The two leaders hope to agree on proposals to change European Union treaties to strengthen the bloc's budgetary discipline that can be discussed at an EU summit in Brussels on Thursday.

The meeting comes as Italy kicked off the crucial week with a draconian austerity package of cuts, taxes and pension reforms to be presented to parliament on Monday as Europe picks up the pace to keep the euro alive.

Ireland's Prime Minister Enda Kenny was also on Monday to announce a 3.8 billion euro austerity budget, a day after warning citizens to brace for years of economic hardship during a historic television address.

Merkel and Sarkozy are to have a working lunch in Paris, having vowed to propose EU treaty changes to create what Merkel has dubbed a "European fiscal union with strict rules" and Sarkozy calls "true economic government".

The two leaders are to hold a joint press conference after the lunch, which is to start at 1230 GMT.

While Sarkozy supports stricter budget discipline, and punishment for states that do not fall in line, he is against bolstering the role of the European Commission or increased federalism, as sought by Germany.

Whatever proposals emerge from the talks must be seen as a credible guarantee that eurozone governments will at last bring their deficits under control and thereby satisfy restive markets.

European Central Bank chief Mario Draghi has said he could then take action, and many hope the bank will intervene to protect European banks from a credit crunch and buy bonds to rein in soaring rates on government borrowing.

After Monday's Franco-German mini-summit, EU leaders will have three days to digest the two countries' proposals before Thursday's EU summit in Brussels and ECB board meeting in Frankfurt.

Some countries may be obliged by national law to put any new treaty proposed by Sarkozy and Merkel to a referendum, which might delay or even derail its implementation.

Sarkozy and Merkel have sought to take charge of the debt crisis, working so closely together that the media have dubbed them "Merkozy" and running the risk of alienating smaller EU states wary of Franco-German domination.

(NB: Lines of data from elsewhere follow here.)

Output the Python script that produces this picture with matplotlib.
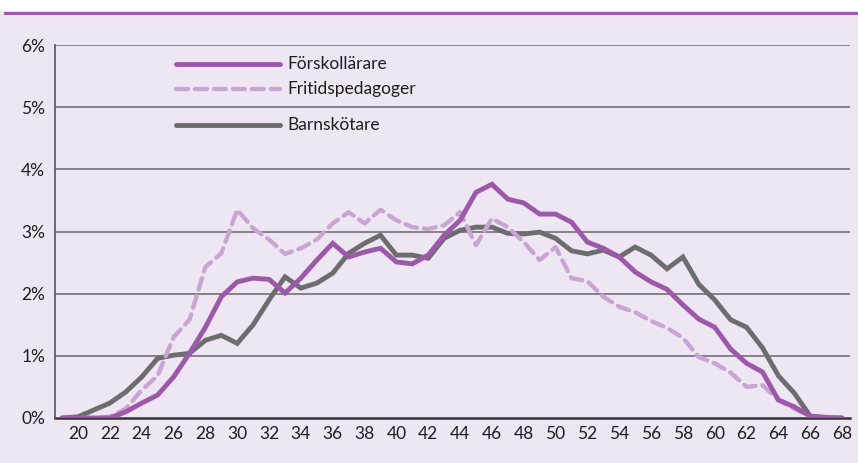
import matplotlib
matplotlib.use("Agg")
import matplotlib.pyplot as plt
from matplotlib.lines import Line2D

ages = list(range(19, 69))

forskollarare = [0, 0, 0, 0, 0.10, 0.24, 0.37, 0.66, 1.04, 1.46,
                 1.95, 2.19, 2.25, 2.23, 2.01, 2.25, 2.54, 2.81, 2.59, 2.67,
                 2.73, 2.51, 2.48, 2.62, 2.94, 3.18, 3.63, 3.76, 3.52, 3.46,
                 3.28, 3.28, 3.15, 2.83, 2.73, 2.59, 2.35, 2.19, 2.07, 1.82,
                 1.59, 1.46, 1.11, 0.88, 0.74, 0.29, 0.18, 0.03, 0.01, 0]

fritidspedagoger = [0, 0, 0, 0.02, 0.15, 0.45, 0.68, 1.30, 1.58, 2.43,
                    2.65, 3.35, 3.05, 2.87, 2.64, 2.73, 2.87, 3.13, 3.31, 3.13,
                    3.35, 3.18, 3.07, 3.04, 3.10, 3.31, 2.78, 3.21, 3.07, 2.83,
                    2.54, 2.75, 2.25, 2.20, 1.95, 1.79, 1.70, 1.56, 1.45, 1.29,
                    0.98, 0.88, 0.73, 0.50, 0.53, 0.29, 0.15, 0.02, 0, 0]

barnskotare = [0, 0.02, 0.13, 0.24, 0.42, 0.66, 0.96, 1.01, 1.04, 1.25,
               1.33, 1.20, 1.50, 1.90, 2.27, 2.09, 2.17, 2.33, 2.65, 2.81,
               2.94, 2.62, 2.62, 2.57, 2.89, 3.02, 3.07, 3.07, 2.97, 2.96,
               2.99, 2.89, 2.69, 2.64, 2.70, 2.59, 2.75, 2.62, 2.40, 2.59,
               2.15, 1.90, 1.58, 1.46, 1.13, 0.68, 0.40, 0.03, 0, 0]

labels = ["Förskollärare", "Fritidspedagoger", "Barnskötare"]
xticks = list(range(20, 69, 2))
yticks = [0, 1, 2, 3, 4, 5, 6]

BG = "#EEE6F2"
C_F = "#9C59A9"
C_FR = "#C9A5D3"
C_B = "#6D6D70"
FONT = ["Lato", "DejaVu Sans"]
FS = 12.5

fig = plt.figure(figsize=(8.58, 4.63), dpi=100)
fig.patch.set_facecolor(BG)
# white strip at top + purple rule
fig.add_artist(plt.Rectangle((0, 1 - 11 / 463), 1, 11 / 463, transform=fig.transFigure,
                             facecolor="white", edgecolor="none"))
fig.add_artist(Line2D([5 / 858, 1], [1 - 12.5 / 463, 1 - 12.5 / 463], transform=fig.transFigure,
                      color="#A05AAD", lw=2.2))

ax = fig.add_axes([55 / 858, 1 - 418 / 463, (850 - 55) / 858, (418 - 45) / 463])
ax.set_facecolor(BG)

for y in yticks[1:]:
    ax.axhline(y, color="#737075", lw=1.2, zorder=1)

ax.plot(ages, barnskotare, color=C_B, lw=3.5, solid_capstyle="round", solid_joinstyle="miter", zorder=3)
ax.plot(ages, fritidspedagoger, color=C_FR, lw=3.1, dashes=(2.8, 1.6), dash_capstyle="round",
        zorder=4)
ax.plot(ages, forskollarare, color=C_F, lw=3.5, solid_capstyle="round", solid_joinstyle="miter", zorder=5)

ax.set_xlim(18.55, 68.5)
ax.set_ylim(0, 6)
ax.set_xticks(xticks)
ax.set_xticklabels([str(t) for t in xticks], fontfamily=FONT, fontsize=FS, color="#1e1e1e")
ax.set_yticks(yticks)
ax.set_yticklabels([f"{t}%" for t in yticks], fontfamily=FONT, fontsize=FS, color="#1e1e1e")
ax.tick_params(axis="both", length=0)
ax.tick_params(axis="x", pad=6)
ax.tick_params(axis="y", pad=7)

for s in ["top", "right"]:
    ax.spines[s].set_visible(False)
ax.spines["left"].set_color("#555555")
ax.spines["left"].set_linewidth(1.2)
ax.spines["bottom"].set_color("#333333")
ax.spines["bottom"].set_linewidth(1.8)
ax.spines["bottom"].set_zorder(2)

# legend (manual, uneven spacing like the reference)
leg_rows = [(0.949, C_F, None), (0.882, C_FR, (2.8, 1.6)), (0.786, C_B, None)]
for (yy, col, dsh), lab in zip(leg_rows, labels):
    kw = dict(color=col, lw=3.5, transform=ax.transAxes, solid_capstyle="round")
    if dsh:
        kw.update(dashes=dsh, dash_capstyle="round", lw=3.1)
    ax.add_line(Line2D([0.152, 0.283], [yy, yy], **kw))
    ax.text(0.292, yy, lab, transform=ax.transAxes, va="center", ha="left",
            fontfamily=FONT, fontsize=FS, color="#1e1e1e")

fig.savefig("out.png", dpi=100, facecolor=BG)
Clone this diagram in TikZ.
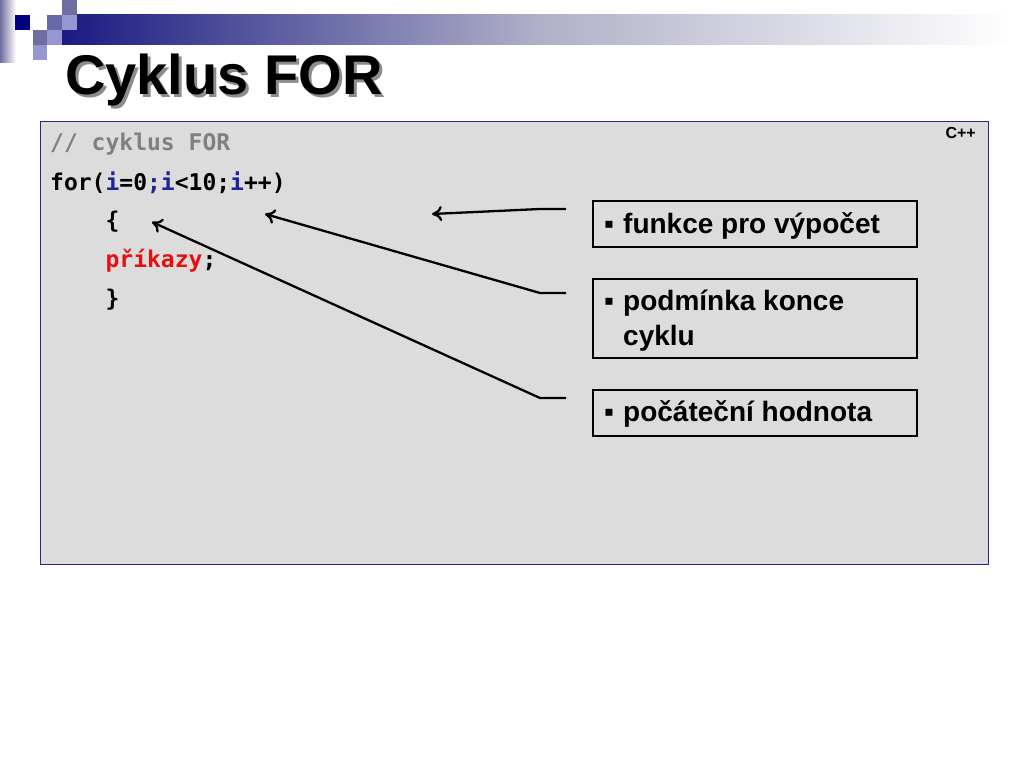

In Rome, the cabinet gave its go-ahead to the crisis-busting plan on Sunday estimating that it would save 20 billion euros ($27 billion) but warning that it would not prevent the economy from slipping back into recession next year.

"This is a decree to save Italy," Prime Minister Mario Monti told reporters after the cabinet meeting. Italy will "put its deficit and debt under strong control," he said.

The Italian measures helped tensions to ease sharply on European bond markets, with rates falling on Italian 10-year debt, as well as in Spain and France.

In mid-morning trading, the yield or interest rate indicated on 10-year Italian bonds stood at 6.366 percent, down from 6.661 percent on Friday.

The 10-year rate for Spanish bonds also fell, to 5.418 percent against 5.626 percent on Friday.

In France, the 10-year rate dropped to 3.170 percent from 3.253 percent.

Tensions on the eurozone bond market had already eased at the end of last week on rising sentiment that Germany and France are coming close to a new strategy for the eurozone debt crisis.

Italy, the eurozone's third-biggest economy, is desperate to prove to its European neighbours that it should be part of the discussions on saving the eurozone -- rather than being seen as one of its biggest problems.

In Dublin, Kenny said the Irish government would need to cut public spending by 2.2 billion euros and raise 1.6 billion euros in extra taxes to meet its obligations.

Ireland has had four austerity budgets in just over three years after its Celtic Tiger economic boom turned to bust when a property bubble collapsed and triggered a banking crisis.

Amid concern that the eurozone crisis will trigger a global economic downturn, US Treasury Secretary Timothy Geithner has also been dispatched to Europe, where he arrives on Tuesday to pressure leaders to take effective action on the debt crisis.